● **Supplied entries**

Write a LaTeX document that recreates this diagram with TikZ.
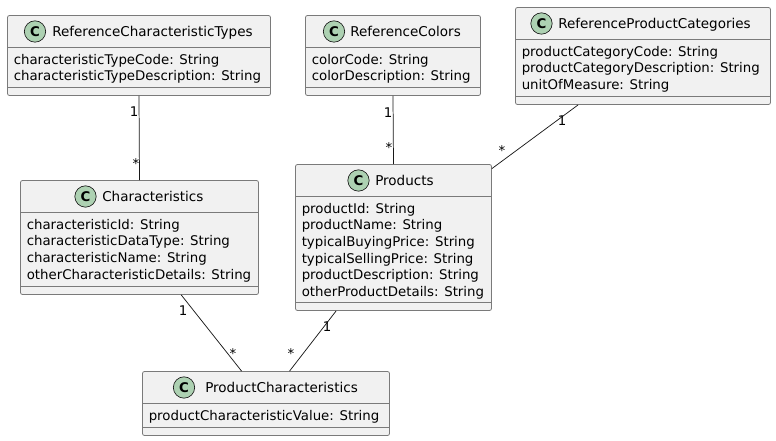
\documentclass[tikz,border=0pt]{standalone}
\usepackage{fontspec}
\setmainfont{DejaVu Sans}
\usetikzlibrary{positioning}

\definecolor{classfill}{HTML}{F1F1F1}
\definecolor{classline}{HTML}{7A7A7A}
\definecolor{spotfill}{HTML}{ADD1B2}
\definecolor{inkline}{HTML}{181818}

\tikzset{
  classbox/.style={draw=classline, fill=classfill, rounded corners=1.5pt, line width=.6pt, inner sep=0pt},
  classrule/.style={draw=classline, line width=.6pt},
  classspot/.style={circle, draw=inkline, fill=spotfill, line width=.5pt, minimum size=16pt, inner sep=0pt, font=\fontsize{10}{12}\selectfont\bfseries},
  classtitle/.style={font=\fontsize{10.15}{12}\selectfont, text=black, inner sep=0pt, anchor=base west},
  classattrs/.style={font=\fontsize{10}{12.45}\selectfont, text=black, inner sep=0pt, anchor=north west, align=left},
  assoc/.style={draw=inkline, line width=.55pt},
  mult/.style={font=\fontsize{10}{12}\selectfont, text=black, inner sep=0pt}
}

%% #1 name, #2 left, #3 top, #4 right, #5 bottom, #6 rule under title, #7 title x, #8 spot x, #9 attributes
\newcommand{\umlclass}[9]{
  \node[classbox, minimum width={(#4-#2)*.75pt}, minimum height={(#5-#3)*.75pt}] (#1) at ({(#2+#4)/2},{(#3+#5)/2}) {};
  \draw[classrule] (#2,#6) -- (#4,#6);
  \draw[classrule] (#2,{#5-8}) -- (#4,{#5-8});
  \node[classspot] (#1spot) at (#8,{#3+16}) {C};
  \node[classtitle] (#1title) at (#7,{#3+21}) {#1};
  \node[classattrs] (#1attrs) at ({#2+6},{#6+7}) {#9};
}

\begin{document}
\begin{tikzpicture}[x=.75pt,y=-.75pt]
  \useasboundingbox (0,0) rectangle (776,441);

  %% Top row
  \umlclass{ReferenceCharacteristicTypes}{7.5}{15.5}{270.5}{95.5}{47}{52}{35}{characteristicTypeCode: String\\characteristicTypeDescription: String}
  \umlclass{ReferenceColors}{305.5}{15.5}{480.5}{95.5}{47}{350}{334}{colorCode: String\\colorDescription: String}
  \umlclass{ReferenceProductCategories}{515.5}{7.5}{770.5}{104.5}{39}{558}{541.5}{productCategoryCode: String\\productCategoryDescription: String\\unitOfMeasure: String}

  %% Middle row
  \umlclass{Characteristics}{20.5}{180.5}{258.5}{294.5}{212}{102}{85.5}{characteristicId: String\\characteristicDataType: String\\characteristicName: String\\otherCharacteristicDetails: String}
  \umlclass{Products}{295.5}{164.5}{491.5}{310.5}{196}{375}{358.5}{productId: String\\productName: String\\typicalBuyingPrice: String\\typicalSellingPrice: String\\productDescription: String\\otherProductDetails: String}

  %% Bottom row
  \umlclass{ProductCharacteristics}{142.5}{371.5}{389.5}{435.5}{403}{205}{184}{productCharacteristicValue: String}

  %% Associations
  \draw[assoc] (ReferenceCharacteristicTypes.south) -- (Characteristics.north);
  \draw[assoc] (ReferenceColors.south) -- (Products.north);
  \draw[assoc] (ReferenceProductCategories.217) -- (Products.35.6);
  \draw[assoc] (Characteristics.-54) -- (ProductCharacteristics.127);
  \draw[assoc] (Products.232.4) -- (ProductCharacteristics.54.3);

  %% Multiplicities
  \node[mult] (typesone) at (134,112) {1};
  \node[mult] (typesmany) at (136,164) {*};
  \node[mult] (colorsone) at (388,113) {1};
  \node[mult] (colorsmany) at (389,148) {*};
  \node[mult] (categoriesone) at (562,121) {1};
  \node[mult] (categoriesmany) at (502,151) {*};
  \node[mult] (charsone) at (183,311) {1};
  \node[mult] (charsmany) at (233,354) {*};
  \node[mult] (productsone) at (327,327) {1};
  \node[mult] (productsmany) at (291,354) {*};
\end{tikzpicture}
\end{document}
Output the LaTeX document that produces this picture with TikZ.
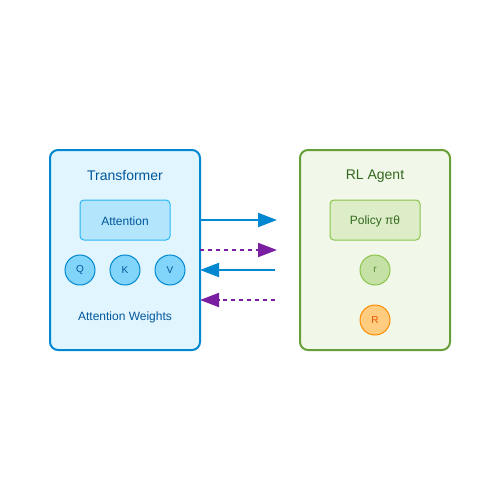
\documentclass[tikz,border=0pt]{standalone}
\usepackage{fontspec}
\setmainfont{Liberation Sans}
\usetikzlibrary{arrows.meta}
\definecolor{tfline}{HTML}{0288D1}
\definecolor{tffill}{HTML}{E1F5FE}
\definecolor{tftext}{HTML}{01579B}
\definecolor{attfill}{HTML}{B3E5FC}
\definecolor{attline}{HTML}{29B6F6}
\definecolor{qkvfill}{HTML}{81D4FA}
\definecolor{rlline}{HTML}{689F38}
\definecolor{rlfill}{HTML}{F1F8E9}
\definecolor{rltext}{HTML}{33691E}
\definecolor{polfill}{HTML}{DCEDC8}
\definecolor{polline}{HTML}{8BC34A}
\definecolor{rfill}{HTML}{C5E1A5}
\definecolor{rtext}{HTML}{558B2F}
\definecolor{bigrfill}{HTML}{FFCC80}
\definecolor{bigrline}{HTML}{FB8C00}
\definecolor{bigrtext}{HTML}{E65100}
\definecolor{msgpurple}{HTML}{7B1FA2}
\tikzset{
  panel/.style={draw, line width=2pt, rounded corners=8pt, minimum width=150pt, minimum height=200pt, outer sep=0pt},
  inner/.style={draw, line width=1pt, rounded corners=4pt, minimum width=90pt, minimum height=40pt, outer sep=0pt, font=\fontsize{12}{14}\selectfont},
  token/.style={circle, draw, line width=1pt, minimum size=30pt, inner sep=0pt, font=\fontsize{10}{12}\selectfont},
  title/.style={font=\fontsize{14}{16}\selectfont},
  fwd/.style={line width=2pt, tfline, -{Triangle[length=19pt,width=14pt]}},
  fb/.style={line width=2pt, msgpurple, dash pattern=on 4pt off 4pt, -{Triangle[length=19pt,width=14pt]}}
}

\begin{document}
\begin{tikzpicture}[x=1pt,y=-1pt]
  \useasboundingbox[fill=white] (0,0) rectangle (500,500);
  % Transformer side
  \node[panel, tfline, fill=tffill] (trans) at (125,250) {};
  \node[title, tftext] (transtitle) at (125,176) {Transformer};
  \node[inner, attline, fill=attfill, text=tftext] (attn) at (125,220) {};
  \node[tftext, font=\fontsize{12}{14}\selectfont] (attnlabel) at (125,221) {Attention};
  \foreach \t [count=\i] in {Q,K,V} {
    \node[token, tfline, fill=qkvfill, text=tftext] (\t) at (35+45*\i,270) {\t};
  }
  \node[tftext, font=\fontsize{12}{14}\selectfont] (weights) at (125,317) {Attention Weights};
  % RL agent side
  \node[panel, rlline, fill=rlfill] (agent) at (375,250) {};
  \node[title, rltext] (agenttitle) at (375,176) {RL Agent};
  \node[inner, polline, fill=polfill] (policy) at (375,220) {};
  \node[rltext, font=\fontsize{12}{14}\selectfont] (pollabel) at (375,221) {Policy πθ};
  \node[token, polline, fill=rfill, text=rtext] (r) at (375,270) {r};
  \node[token, bigrline, fill=bigrfill, text=bigrtext] (R) at (375,320) {R};
  % Messages
  \coordinate (out1) at (277,220);
  \coordinate (out2) at (277,250);
  \coordinate (in1) at (275,270);
  \coordinate (in2) at (275,300);
  \draw[fwd] (trans.east |- out1) -- (out1);
  \draw[fb] (trans.east |- out2) -- (out2);
  \draw[fwd] (in1) -- (trans.east |- in1);
  \draw[fb] (in2) -- (trans.east |- in2);
\end{tikzpicture}
\end{document}
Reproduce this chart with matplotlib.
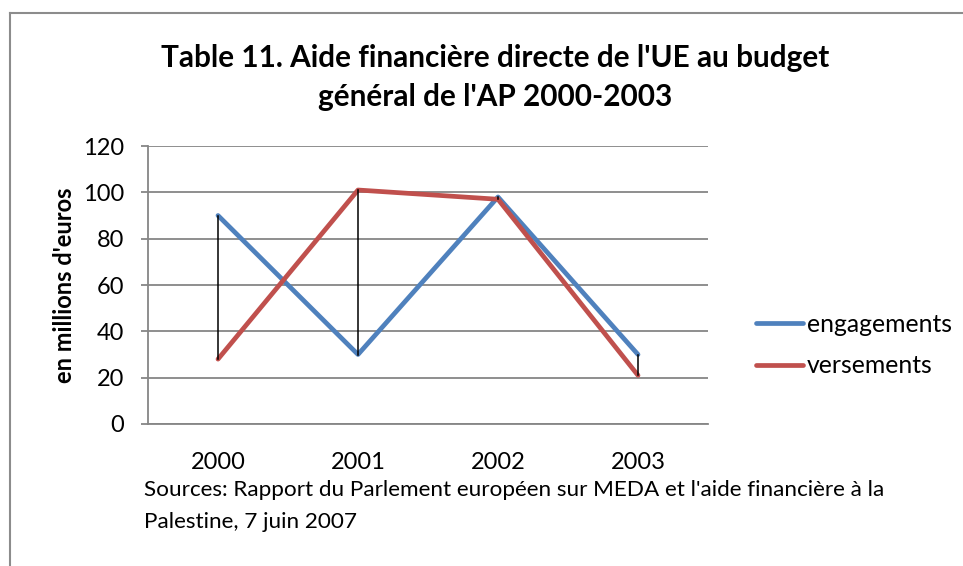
import matplotlib

matplotlib.use("Agg")
import matplotlib.pyplot as plt
from matplotlib.lines import Line2D

plt.rcParams["font.family"] = ["Lato", "DejaVu Sans"]

years = ["2000", "2001", "2002", "2003"]
engagements = [90, 30, 98, 30]
versements = [28, 101, 97, 21]
y_ticks = [0, 20, 40, 60, 80, 100, 120]

BLUE = "#4F81BD"
RED = "#C0504D"
GRID = "#868686"

W, H = 963, 566
fig = plt.figure(figsize=(W / 100, H / 100), dpi=100)

# outer chart border (extends past the right and bottom of the picture)
fig.add_artist(Line2D([10 / W, 10 / W], [0, 1 - 13 / H], color="#8c8c8c", lw=1.5))
fig.add_artist(Line2D([10 / W, 1], [1 - 13 / H, 1 - 13 / H], color="#8c8c8c", lw=1.5))

ax = fig.add_axes([148 / W, 1 - 424 / H, (708 - 148) / W, (424 - 146) / H])
x = list(range(len(years)))

# high-low lines
for xi, a, b in zip(x, engagements, versements):
    ax.plot([xi, xi], [a, b], color="black", lw=1.1, zorder=4)

ax.plot(x, engagements, color=BLUE, lw=3.4, solid_capstyle="round",
        solid_joinstyle="round", label="engagements", zorder=3)
ax.plot(x, versements, color=RED, lw=3.4, solid_capstyle="round",
        solid_joinstyle="round", label="versements", zorder=3)

ax.set_xlim(-0.5, len(years) - 0.5)
ax.set_ylim(0, 120)
ax.set_yticks(y_ticks)
ax.set_xticks(x)
ax.set_xticklabels(years)
ax.yaxis.grid(True, color=GRID, lw=1.3)
ax.set_axisbelow(True)
for s in ["top", "right"]:
    ax.spines[s].set_visible(False)
for s in ["left", "bottom"]:
    ax.spines[s].set_color(GRID)
    ax.spines[s].set_linewidth(1.3)
ax.tick_params(axis="y", length=5, color=GRID, width=1.3, labelsize=17, pad=12)
ax.tick_params(axis="x", length=0, labelsize=17, pad=20)
ax.set_ylabel("en millions d'euros", fontsize=17, fontweight="bold", labelpad=5)

fig.text(0.514, 1 - 58 / H, "Table 11. Aide financière directe de l'UE au budget",
         ha="center", va="center", fontsize=21.4, fontweight="bold")
fig.text(0.514, 1 - 97 / H, "général de l'AP 2000-2003",
         ha="center", va="center", fontsize=21.4, fontweight="bold")

fig.text(144 / W, 1 - 490 / H,
         "Sources: Rapport du Parlement européen sur MEDA et l'aide financière à la",
         ha="left", va="center", fontsize=16.2)
fig.text(144 / W, 1 - 522 / H, "Palestine, 7 juin 2007",
         ha="left", va="center", fontsize=16.2)

fig.legend(loc="center left", bbox_to_anchor=(746 / W, 1 - 345 / H), frameon=False,
           fontsize=17.8, handlelength=1.9, handletextpad=0.15, labelspacing=0.75,
           borderaxespad=0)

fig.savefig("out.png", dpi=100)
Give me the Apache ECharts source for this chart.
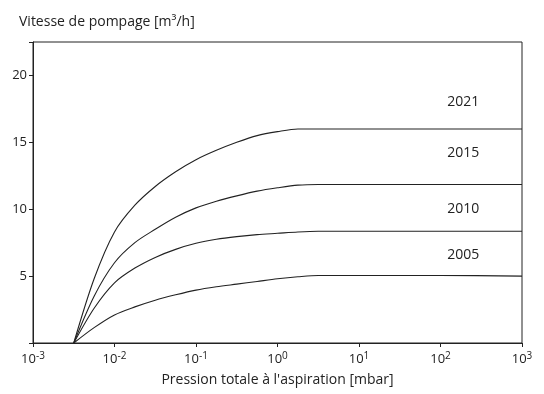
<!DOCTYPE html>
<html><head><meta charset="utf-8">
<script src="https://cdn.jsdelivr.net/npm/echarts@6/dist/echarts.min.js"></script>
<style>html,body{margin:0;padding:0;background:#fff}#c{width:544px;height:394px}</style>
</head><body><div id="c"></div>
<script>
// Pressure (mbar) sample points as powers of ten, shared by all series
var pressureExp = [-2.5, -2.25, -2, -1.75, -1.5, -1.25, -1, -0.75, -0.5, -0.25, 0, 0.25, 0.5, 1, 2, 3];
var years = ['2021', '2015', '2010', '2005'];
var s2021 = [0, 4.8, 8.3, 10.3, 11.7, 12.8, 13.7, 14.4, 15.0, 15.5, 15.8, 16.0, 16.0, 16.0, 16.0, 16.0];
var s2015 = [0, 3.5, 6.0, 7.5, 8.5, 9.4, 10.1, 10.6, 11.0, 11.35, 11.6, 11.8, 11.85, 11.85, 11.85, 11.85];
var s2010 = [0, 2.6, 4.5, 5.6, 6.4, 7.0, 7.45, 7.75, 7.95, 8.1, 8.2, 8.3, 8.35, 8.35, 8.35, 8.35];
var s2005 = [0, 1.15, 2.1, 2.7, 3.2, 3.6, 3.95, 4.2, 4.4, 4.6, 4.8, 4.95, 5.05, 5.05, 5.05, 5.0];
var xTicks = [-3, -2, -1, 0, 1, 2, 3];
var yTicks = [5, 10, 15, 20];

var seriesValues = [s2021, s2015, s2010, s2005];
var labelOffsets = [[0, -27], [0, -31], [0, -22], [0, -20]];
var FONT = '"Open Sans", "Noto Sans", sans-serif';

var chart = echarts.init(document.getElementById('c'));
chart.setOption({
  backgroundColor: '#fff',
  animation: false,
  grid: {left: 33, right: 22, top: 42, bottom: 51, show: true, borderColor: '#222', borderWidth: 1, backgroundColor: 'transparent'},
  title: {text: 'Vitesse de pompage [m³/h]', left: 14, top: 10,
    textStyle: {fontFamily: FONT, fontSize: 14, fontWeight: 'normal', color: '#222'}},
  xAxis: {
    type: 'log', logBase: 10, min: 0.001, max: 1000,
    name: "Pression totale à l'aspiration [mbar]", nameLocation: 'middle', nameGap: 30,
    nameTextStyle: {fontFamily: FONT, fontSize: 14, color: '#222'},
    axisLine: {lineStyle: {color: '#222', width: 1}},
    axisTick: {show: true, length: 4, lineStyle: {color: '#222'}},
    splitLine: {show: false},
    minorTick: {show: false},
    axisLabel: {
      margin: 8, color: '#222', fontFamily: FONT, fontSize: 13,
      formatter: function (v) {
        var e = Math.round(Math.log10(v));
        if (xTicks.indexOf(e) < 0) return '';
        return '10{s|' + e + '}';
      },
      rich: {s: {fontSize: 10, verticalAlign: 'top', padding: [0, 0, 7, 0], fontFamily: FONT, color: '#222'}}
    }
  },
  yAxis: {
    type: 'value', min: 0, max: 22.5, interval: 5,
    axisLine: {show: true, lineStyle: {color: '#222', width: 1}},
    axisTick: {show: true, length: 4, lineStyle: {color: '#222'}},
    splitLine: {show: false},
    axisLabel: {margin: 6, color: '#222', fontFamily: FONT, fontSize: 13,
      formatter: function (v) { return yTicks.indexOf(v) >= 0 ? String(v) : ''; }}
  },
  series: seriesValues.map(function (vals, i) {
    var sat = vals[vals.length - 2];
    return {
      type: 'line', name: years[i], smooth: 0.3, symbol: 'none',
      lineStyle: {color: '#222', width: 1.1},
      data: pressureExp.map(function (e, k) { return [Math.pow(10, e), vals[k]]; }),
      markPoint: {
        symbol: 'circle', symbolSize: 0,
        label: {show: true, formatter: years[i], offset: labelOffsets[i], color: '#222',
          fontFamily: FONT, fontSize: 14},
        data: [{coord: [190, sat]}]
      }
    };
  })
});
</script></body></html>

● **What is needed**
Return only the lines running from the start of the entries above to the line that contains "(0,0) rectangle (776,441);", inclusive, and omit every picture.

● **The completed task**
Write a LaTeX document that recreates this diagram with TikZ.
\documentclass[tikz,border=0pt]{standalone}
\usepackage{fontspec}
\setmainfont{DejaVu Sans}
\usetikzlibrary{positioning}

\definecolor{classfill}{HTML}{F1F1F1}
\definecolor{classline}{HTML}{7A7A7A}
\definecolor{spotfill}{HTML}{ADD1B2}
\definecolor{inkline}{HTML}{181818}

\tikzset{
  classbox/.style={draw=classline, fill=classfill, rounded corners=1.5pt, line width=.6pt, inner sep=0pt},
  classrule/.style={draw=classline, line width=.6pt},
  classspot/.style={circle, draw=inkline, fill=spotfill, line width=.5pt, minimum size=16pt, inner sep=0pt, font=\fontsize{10}{12}\selectfont\bfseries},
  classtitle/.style={font=\fontsize{10.15}{12}\selectfont, text=black, inner sep=0pt, anchor=base west},
  classattrs/.style={font=\fontsize{10}{12.45}\selectfont, text=black, inner sep=0pt, anchor=north west, align=left},
  assoc/.style={draw=inkline, line width=.55pt},
  mult/.style={font=\fontsize{10}{12}\selectfont, text=black, inner sep=0pt}
}

%% #1 name, #2 left, #3 top, #4 right, #5 bottom, #6 rule under title, #7 title x, #8 spot x, #9 attributes
\newcommand{\umlclass}[9]{
  \node[classbox, minimum width={(#4-#2)*.75pt}, minimum height={(#5-#3)*.75pt}] (#1) at ({(#2+#4)/2},{(#3+#5)/2}) {};
  \draw[classrule] (#2,#6) -- (#4,#6);
  \draw[classrule] (#2,{#5-8}) -- (#4,{#5-8});
  \node[classspot] (#1spot) at (#8,{#3+16}) {C};
  \node[classtitle] (#1title) at (#7,{#3+21}) {#1};
  \node[classattrs] (#1attrs) at ({#2+6},{#6+7}) {#9};
}

\begin{document}
\begin{tikzpicture}[x=.75pt,y=-.75pt]
  \useasboundingbox (0,0) rectangle (776,441);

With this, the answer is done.